GIVEN DATA:
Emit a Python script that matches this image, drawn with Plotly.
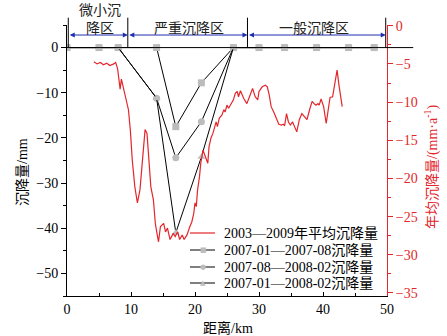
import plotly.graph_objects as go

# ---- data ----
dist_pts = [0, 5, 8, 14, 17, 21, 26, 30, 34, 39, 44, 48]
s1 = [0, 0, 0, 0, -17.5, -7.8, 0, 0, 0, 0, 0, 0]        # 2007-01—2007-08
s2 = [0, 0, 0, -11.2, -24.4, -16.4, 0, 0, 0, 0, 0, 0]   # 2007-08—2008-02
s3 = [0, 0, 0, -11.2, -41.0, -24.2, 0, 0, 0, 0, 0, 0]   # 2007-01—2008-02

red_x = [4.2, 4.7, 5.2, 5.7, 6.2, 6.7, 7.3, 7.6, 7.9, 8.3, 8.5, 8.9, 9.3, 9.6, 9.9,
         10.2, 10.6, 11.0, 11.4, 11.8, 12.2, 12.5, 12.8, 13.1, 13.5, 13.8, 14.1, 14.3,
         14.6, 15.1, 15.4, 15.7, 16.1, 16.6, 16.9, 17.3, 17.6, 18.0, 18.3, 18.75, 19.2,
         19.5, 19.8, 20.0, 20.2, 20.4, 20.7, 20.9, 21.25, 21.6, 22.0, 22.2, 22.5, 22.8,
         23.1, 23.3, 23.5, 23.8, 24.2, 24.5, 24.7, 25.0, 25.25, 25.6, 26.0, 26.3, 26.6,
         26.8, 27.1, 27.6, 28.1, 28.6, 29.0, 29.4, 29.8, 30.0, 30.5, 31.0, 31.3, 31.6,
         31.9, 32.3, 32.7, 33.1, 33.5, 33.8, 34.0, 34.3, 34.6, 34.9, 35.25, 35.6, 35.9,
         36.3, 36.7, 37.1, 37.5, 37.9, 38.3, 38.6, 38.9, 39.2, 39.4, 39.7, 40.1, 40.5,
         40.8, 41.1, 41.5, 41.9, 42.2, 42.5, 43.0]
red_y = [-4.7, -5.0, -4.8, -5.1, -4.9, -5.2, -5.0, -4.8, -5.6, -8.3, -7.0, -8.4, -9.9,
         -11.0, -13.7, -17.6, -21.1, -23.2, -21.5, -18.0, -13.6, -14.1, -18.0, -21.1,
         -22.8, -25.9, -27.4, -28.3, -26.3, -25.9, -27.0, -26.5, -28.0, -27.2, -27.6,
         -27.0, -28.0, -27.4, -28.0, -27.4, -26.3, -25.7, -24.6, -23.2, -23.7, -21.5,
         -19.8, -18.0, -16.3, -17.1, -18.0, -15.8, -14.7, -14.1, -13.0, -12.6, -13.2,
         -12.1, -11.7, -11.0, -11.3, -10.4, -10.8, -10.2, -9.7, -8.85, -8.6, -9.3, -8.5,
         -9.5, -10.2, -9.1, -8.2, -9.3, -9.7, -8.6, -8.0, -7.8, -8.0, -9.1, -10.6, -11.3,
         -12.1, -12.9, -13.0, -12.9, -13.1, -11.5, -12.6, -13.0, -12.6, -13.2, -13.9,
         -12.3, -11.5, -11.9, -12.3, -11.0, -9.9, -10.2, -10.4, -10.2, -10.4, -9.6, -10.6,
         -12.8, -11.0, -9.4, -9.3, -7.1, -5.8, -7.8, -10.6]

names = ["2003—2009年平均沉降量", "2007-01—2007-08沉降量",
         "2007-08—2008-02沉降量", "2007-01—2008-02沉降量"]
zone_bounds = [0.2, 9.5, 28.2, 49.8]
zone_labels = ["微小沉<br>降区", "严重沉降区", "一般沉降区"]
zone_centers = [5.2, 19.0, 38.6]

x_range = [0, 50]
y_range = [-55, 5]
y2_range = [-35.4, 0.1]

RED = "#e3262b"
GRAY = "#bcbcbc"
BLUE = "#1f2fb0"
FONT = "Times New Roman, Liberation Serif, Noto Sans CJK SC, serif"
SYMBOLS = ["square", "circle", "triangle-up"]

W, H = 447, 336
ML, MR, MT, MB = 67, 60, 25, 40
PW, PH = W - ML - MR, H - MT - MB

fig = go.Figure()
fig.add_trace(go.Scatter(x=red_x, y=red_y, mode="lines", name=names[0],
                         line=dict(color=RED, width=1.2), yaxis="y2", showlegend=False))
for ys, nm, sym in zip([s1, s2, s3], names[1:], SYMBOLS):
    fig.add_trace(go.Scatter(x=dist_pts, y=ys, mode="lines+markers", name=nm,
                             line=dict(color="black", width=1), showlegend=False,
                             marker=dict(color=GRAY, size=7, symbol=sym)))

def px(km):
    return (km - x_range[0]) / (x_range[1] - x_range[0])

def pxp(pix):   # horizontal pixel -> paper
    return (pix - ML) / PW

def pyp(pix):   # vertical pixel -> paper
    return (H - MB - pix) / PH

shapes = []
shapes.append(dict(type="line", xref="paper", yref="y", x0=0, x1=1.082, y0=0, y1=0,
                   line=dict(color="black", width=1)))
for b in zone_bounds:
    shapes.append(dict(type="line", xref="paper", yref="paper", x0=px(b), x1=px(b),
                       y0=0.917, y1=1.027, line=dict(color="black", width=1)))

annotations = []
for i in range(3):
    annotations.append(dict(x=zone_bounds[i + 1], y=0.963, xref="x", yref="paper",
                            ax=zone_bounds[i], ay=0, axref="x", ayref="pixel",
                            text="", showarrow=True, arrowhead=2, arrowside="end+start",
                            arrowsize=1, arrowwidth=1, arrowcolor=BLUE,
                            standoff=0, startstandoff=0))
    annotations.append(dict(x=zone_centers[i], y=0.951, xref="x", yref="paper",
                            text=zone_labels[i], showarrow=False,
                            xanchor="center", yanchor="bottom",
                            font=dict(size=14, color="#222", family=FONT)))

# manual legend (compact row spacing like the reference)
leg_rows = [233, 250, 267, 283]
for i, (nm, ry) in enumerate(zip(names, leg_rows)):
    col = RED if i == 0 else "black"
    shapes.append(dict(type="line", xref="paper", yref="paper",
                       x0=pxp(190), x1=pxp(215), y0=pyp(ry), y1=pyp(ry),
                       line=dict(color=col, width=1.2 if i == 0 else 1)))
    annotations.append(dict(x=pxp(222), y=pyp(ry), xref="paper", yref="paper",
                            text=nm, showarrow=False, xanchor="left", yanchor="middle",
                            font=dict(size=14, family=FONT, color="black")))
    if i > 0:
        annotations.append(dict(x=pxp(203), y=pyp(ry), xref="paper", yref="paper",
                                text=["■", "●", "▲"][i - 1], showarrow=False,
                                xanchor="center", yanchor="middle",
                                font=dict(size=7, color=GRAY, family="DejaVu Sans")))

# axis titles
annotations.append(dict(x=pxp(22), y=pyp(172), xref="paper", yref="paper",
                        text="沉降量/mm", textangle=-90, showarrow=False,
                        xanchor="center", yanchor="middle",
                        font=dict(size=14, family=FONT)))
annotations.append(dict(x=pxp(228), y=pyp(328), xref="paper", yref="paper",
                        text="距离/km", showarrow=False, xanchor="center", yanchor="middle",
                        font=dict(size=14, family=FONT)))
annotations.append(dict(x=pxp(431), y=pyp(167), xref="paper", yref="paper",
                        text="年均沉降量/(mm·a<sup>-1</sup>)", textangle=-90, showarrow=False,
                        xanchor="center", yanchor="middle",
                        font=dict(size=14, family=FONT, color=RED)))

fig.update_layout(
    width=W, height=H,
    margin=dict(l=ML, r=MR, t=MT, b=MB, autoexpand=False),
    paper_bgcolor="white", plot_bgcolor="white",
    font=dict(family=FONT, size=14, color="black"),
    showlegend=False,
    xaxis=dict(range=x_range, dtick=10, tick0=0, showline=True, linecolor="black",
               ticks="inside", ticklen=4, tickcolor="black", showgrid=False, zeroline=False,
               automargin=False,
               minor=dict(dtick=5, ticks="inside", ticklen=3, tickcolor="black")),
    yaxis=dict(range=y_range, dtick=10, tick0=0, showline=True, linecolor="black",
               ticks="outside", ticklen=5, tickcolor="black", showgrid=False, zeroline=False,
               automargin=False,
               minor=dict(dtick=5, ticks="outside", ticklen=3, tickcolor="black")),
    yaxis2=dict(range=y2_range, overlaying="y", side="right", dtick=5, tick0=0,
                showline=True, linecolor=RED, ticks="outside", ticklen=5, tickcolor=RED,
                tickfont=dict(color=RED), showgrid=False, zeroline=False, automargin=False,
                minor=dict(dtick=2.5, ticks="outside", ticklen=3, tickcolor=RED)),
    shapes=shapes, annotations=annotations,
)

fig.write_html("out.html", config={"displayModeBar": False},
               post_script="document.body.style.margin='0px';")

OBJECTIVE: Pictures are excluded; extract exactly the lines from the start of the data through the line that holds "-24.2, 0, 0, 0, 0, 0, 0]", both ends included.

RESULT OF THIS EXERCISE:
Emit a Python script that matches this image, drawn with Plotly.
import plotly.graph_objects as go

# ---- data ----
dist_pts = [0, 5, 8, 14, 17, 21, 26, 30, 34, 39, 44, 48]
s1 = [0, 0, 0, 0, -17.5, -7.8, 0, 0, 0, 0, 0, 0]        # 2007-01—2007-08
s2 = [0, 0, 0, -11.2, -24.4, -16.4, 0, 0, 0, 0, 0, 0]   # 2007-08—2008-02
s3 = [0, 0, 0, -11.2, -41.0, -24.2, 0, 0, 0, 0, 0, 0]   # 2007-01—2008-02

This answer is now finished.